● Short problem
Below are records. Copy every line with "this" in it.
[start Dataset records]
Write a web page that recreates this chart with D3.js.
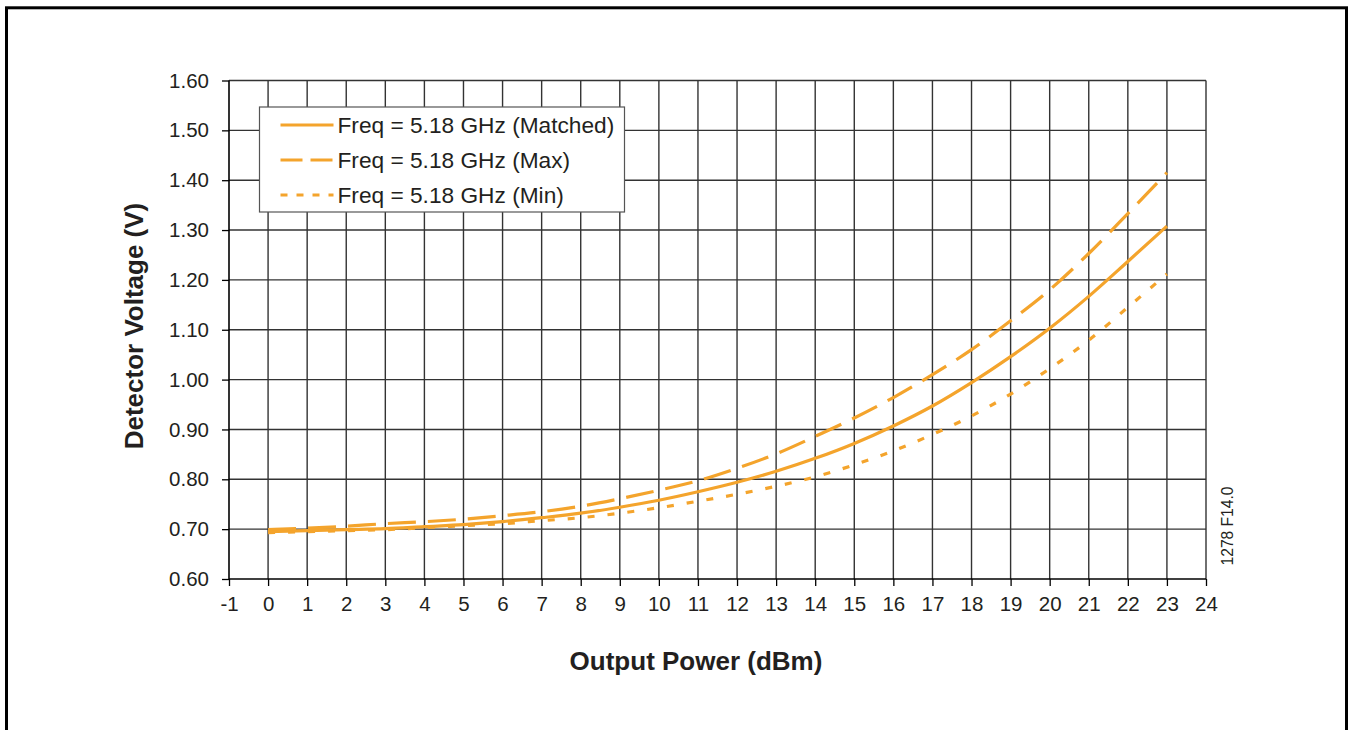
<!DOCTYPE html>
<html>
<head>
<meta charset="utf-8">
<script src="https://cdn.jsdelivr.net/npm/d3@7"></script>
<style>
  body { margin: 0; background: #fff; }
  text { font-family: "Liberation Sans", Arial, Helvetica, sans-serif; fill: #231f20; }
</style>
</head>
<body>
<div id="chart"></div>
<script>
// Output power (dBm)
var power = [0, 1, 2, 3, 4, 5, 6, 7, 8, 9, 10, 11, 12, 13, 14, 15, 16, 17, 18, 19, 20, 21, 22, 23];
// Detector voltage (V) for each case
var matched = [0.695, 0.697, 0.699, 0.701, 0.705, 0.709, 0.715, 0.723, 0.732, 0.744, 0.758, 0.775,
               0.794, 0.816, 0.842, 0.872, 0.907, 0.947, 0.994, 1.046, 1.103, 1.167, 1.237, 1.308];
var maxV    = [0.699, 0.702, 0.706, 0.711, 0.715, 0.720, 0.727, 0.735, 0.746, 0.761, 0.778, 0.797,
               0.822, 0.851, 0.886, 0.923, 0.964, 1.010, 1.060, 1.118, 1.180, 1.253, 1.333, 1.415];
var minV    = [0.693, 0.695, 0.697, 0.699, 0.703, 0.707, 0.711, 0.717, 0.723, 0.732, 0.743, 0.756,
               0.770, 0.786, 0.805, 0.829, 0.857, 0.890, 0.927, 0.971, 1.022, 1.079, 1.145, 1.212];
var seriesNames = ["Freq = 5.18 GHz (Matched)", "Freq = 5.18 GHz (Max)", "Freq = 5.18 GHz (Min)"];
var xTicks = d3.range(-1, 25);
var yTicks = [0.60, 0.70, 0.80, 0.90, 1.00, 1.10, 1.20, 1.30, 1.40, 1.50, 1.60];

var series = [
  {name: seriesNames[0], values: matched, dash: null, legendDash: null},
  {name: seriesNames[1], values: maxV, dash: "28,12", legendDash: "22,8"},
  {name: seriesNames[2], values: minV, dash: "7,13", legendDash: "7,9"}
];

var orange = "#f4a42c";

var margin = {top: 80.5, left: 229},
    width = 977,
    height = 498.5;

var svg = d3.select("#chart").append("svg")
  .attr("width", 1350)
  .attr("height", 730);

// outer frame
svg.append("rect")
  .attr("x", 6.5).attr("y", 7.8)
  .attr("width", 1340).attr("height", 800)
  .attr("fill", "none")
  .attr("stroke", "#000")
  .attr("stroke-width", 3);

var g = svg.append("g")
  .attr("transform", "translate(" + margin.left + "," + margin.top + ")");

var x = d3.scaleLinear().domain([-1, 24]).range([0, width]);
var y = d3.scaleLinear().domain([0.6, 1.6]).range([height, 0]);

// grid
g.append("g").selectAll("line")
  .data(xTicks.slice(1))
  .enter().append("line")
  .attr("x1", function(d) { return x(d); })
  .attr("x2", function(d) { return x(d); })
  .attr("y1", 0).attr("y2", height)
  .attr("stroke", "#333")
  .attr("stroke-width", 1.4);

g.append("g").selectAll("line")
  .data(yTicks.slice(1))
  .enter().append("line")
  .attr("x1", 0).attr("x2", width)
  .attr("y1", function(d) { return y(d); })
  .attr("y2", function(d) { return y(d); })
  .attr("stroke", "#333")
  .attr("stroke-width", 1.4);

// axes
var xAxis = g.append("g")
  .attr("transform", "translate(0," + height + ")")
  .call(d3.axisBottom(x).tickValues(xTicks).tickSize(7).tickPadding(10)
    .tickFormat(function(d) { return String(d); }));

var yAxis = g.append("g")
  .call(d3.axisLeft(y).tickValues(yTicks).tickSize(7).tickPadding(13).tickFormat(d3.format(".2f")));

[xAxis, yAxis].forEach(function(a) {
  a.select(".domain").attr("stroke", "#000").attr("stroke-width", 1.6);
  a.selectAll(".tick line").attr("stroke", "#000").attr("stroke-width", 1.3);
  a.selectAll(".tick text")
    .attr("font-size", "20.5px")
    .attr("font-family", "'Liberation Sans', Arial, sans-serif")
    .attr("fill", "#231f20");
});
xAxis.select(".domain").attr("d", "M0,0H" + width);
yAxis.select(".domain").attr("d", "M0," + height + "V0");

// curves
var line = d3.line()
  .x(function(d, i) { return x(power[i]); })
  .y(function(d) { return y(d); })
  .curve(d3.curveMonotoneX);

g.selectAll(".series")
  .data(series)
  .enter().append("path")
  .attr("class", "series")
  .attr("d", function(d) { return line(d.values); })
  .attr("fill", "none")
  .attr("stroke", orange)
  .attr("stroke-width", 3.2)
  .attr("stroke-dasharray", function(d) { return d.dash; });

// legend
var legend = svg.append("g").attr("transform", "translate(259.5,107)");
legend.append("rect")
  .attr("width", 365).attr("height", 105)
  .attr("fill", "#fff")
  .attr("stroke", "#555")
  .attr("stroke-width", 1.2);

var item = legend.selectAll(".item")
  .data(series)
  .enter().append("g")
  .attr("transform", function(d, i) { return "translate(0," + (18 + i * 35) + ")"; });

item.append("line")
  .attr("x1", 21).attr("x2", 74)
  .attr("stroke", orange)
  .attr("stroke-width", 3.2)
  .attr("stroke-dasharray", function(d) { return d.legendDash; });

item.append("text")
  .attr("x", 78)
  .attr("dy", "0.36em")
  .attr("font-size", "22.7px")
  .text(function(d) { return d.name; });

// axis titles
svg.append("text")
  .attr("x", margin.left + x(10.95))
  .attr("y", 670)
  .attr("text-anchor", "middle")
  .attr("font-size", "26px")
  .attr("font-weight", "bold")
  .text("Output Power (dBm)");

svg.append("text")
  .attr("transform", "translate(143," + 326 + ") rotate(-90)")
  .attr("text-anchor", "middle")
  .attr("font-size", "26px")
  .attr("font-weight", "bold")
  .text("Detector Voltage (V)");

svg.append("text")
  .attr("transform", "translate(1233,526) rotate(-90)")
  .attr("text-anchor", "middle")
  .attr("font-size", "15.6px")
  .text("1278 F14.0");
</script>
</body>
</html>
[end Dataset records]
[start Dataset records]
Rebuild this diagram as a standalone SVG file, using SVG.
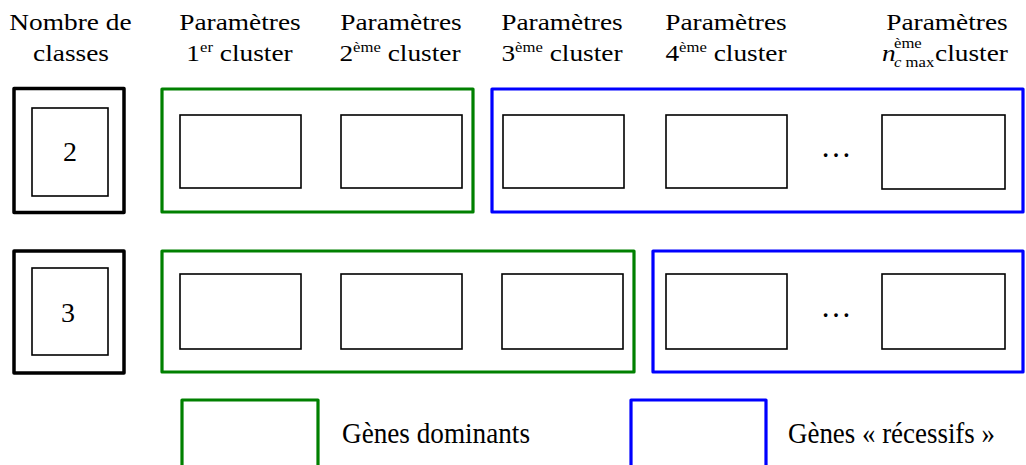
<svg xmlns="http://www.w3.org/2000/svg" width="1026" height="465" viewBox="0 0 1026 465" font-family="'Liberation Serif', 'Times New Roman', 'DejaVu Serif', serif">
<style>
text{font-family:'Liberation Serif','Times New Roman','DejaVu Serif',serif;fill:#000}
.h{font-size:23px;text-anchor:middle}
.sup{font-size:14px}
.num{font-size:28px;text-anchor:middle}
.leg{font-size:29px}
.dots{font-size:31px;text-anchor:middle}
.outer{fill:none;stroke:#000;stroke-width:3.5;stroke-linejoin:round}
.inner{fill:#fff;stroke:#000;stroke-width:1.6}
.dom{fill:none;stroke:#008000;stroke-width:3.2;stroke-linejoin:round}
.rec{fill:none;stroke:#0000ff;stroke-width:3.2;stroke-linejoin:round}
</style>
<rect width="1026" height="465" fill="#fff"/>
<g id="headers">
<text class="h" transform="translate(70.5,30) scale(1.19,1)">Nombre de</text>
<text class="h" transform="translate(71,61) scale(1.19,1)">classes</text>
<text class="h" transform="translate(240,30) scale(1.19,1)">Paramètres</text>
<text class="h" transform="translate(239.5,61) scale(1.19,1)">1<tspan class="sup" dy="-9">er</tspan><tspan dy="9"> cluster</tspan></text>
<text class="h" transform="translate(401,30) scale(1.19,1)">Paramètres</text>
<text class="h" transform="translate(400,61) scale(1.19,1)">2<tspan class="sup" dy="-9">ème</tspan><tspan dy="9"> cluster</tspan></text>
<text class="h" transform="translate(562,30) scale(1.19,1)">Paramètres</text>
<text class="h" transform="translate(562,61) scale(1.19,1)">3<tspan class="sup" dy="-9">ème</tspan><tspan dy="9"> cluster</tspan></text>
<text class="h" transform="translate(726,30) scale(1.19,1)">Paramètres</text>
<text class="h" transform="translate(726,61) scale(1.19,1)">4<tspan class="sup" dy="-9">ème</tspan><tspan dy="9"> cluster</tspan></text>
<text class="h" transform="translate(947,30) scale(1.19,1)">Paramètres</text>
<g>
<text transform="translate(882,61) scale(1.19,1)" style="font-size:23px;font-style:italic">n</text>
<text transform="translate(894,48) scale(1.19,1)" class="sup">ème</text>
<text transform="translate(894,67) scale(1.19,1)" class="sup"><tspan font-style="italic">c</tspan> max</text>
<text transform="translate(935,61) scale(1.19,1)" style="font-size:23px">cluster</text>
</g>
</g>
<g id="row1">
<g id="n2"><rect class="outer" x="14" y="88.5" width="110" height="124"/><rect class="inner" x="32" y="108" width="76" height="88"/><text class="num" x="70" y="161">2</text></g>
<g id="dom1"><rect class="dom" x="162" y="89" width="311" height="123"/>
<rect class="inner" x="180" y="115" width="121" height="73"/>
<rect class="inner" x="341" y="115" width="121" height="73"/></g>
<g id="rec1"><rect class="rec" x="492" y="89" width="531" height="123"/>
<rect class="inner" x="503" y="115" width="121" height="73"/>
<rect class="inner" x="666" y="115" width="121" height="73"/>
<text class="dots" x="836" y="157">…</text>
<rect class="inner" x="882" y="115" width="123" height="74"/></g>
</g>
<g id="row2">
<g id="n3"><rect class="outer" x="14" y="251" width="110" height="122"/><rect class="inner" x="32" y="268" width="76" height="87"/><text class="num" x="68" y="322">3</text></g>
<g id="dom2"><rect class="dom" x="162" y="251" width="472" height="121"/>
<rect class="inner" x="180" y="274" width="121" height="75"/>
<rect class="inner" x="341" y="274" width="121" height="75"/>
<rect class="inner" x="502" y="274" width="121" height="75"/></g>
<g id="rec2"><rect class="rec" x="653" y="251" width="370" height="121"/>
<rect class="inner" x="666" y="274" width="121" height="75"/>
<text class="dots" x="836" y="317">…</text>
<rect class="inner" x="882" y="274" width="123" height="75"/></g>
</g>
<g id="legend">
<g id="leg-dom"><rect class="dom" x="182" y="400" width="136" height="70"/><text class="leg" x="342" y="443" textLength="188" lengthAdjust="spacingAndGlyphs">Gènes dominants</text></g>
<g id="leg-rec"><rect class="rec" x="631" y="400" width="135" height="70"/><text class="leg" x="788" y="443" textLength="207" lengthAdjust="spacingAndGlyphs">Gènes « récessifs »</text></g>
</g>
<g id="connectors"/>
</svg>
[end Dataset records]
● Result of the exercise
Write a web page that recreates this chart with D3.js.
Rebuild this diagram as a standalone SVG file, using SVG.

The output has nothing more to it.